Will Russia's Politicians Ever Grow Up?

Well, he did it again, on May 18, 2011. Yep,
President Dmitry Medvedev warned Wednesday Russia could pull out a new nuclear disarmament treaty and enter a new Cold War with the West if the two sides failed to agree on a new missile defence shield.
This seems to be a fairly common ritual, as you can see from this 2008 report,
Russia put the West on alert for a new Cold War that the Kremlin is ready to fight, its President said yesterday.
President Medvedev set tensions soaring when he recognised the independence of two breakaway republics inside Georgia. “We are not afraid of anything, including the prospect of a Cold War,” he said. Hours earlier he had ordered his Foreign Ministry to start establishing diplomatic ties with the secessionist regions of South Ossetia and Abkhazia.
And you can find press stories every year since, all with either Putin or Medvedev threatening a new "Cold War."

Sigh . . . do we really have to say it? Ok, here goes, "Hey, buddy, how'd that last Cold War go for you? You went from a country of 23 million sq. km. to one of about 17 million, and from a population of about 291 million to 142 million.  Keep it up, and soon Luxembourg will be bigger."

1 comment:

  1. May I suggest that, rather than reading Western coverage, you check what he actually said. (http://eng.kremlin.ru/news/2223)

    "We would like the European anti-missile defence to develop according to clear rules.
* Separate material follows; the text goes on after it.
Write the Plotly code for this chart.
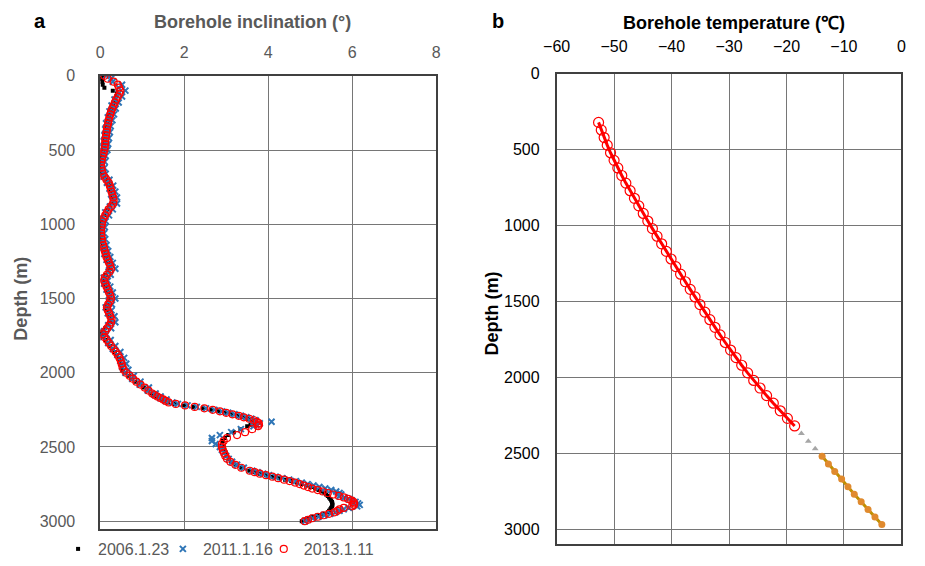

It must be clear to everyone that anti-missile defence is a way to form blocs or reduce strategic opportunities for many nations. When they tell us, “This is not aimed against you,” I take note of it, but I understand that other nations that are referred to in this case do not currently have the opportunities that Russia has, and it is unlikely that they will have them in the upcoming years.

    They usually tell us, “It’s Iran, or someone else.” They don’t have those possibilities. So that means it’s against us? And if it’s against us, then they should invite us to cooperate or tell us about it openly. I hope that I will get answers to the questions I have posed, in particular to my colleague and friend President Obama, and we will be able to develop a model for cooperation in anti-missile defence.

    If we do not develop one, then we will have to take counter measures, something I really do not want to do, and then we will start talking about forcing the development of our nuclear strike potential. This would be a very bad scenario; it would be the kind of scenario that would throw us back into the Cold War era. And I told President Obama: “In 2020, when we will have passed through all four phases of preparing the so-called adapted four-step approach, it is quite likely that these decisions will no longer be made by you or me. But somebody will be making them.”

    This is not a threat, it is a conditional warning: if we feel you are threatening us, then we will have to respond.

    It's what anyone else would say.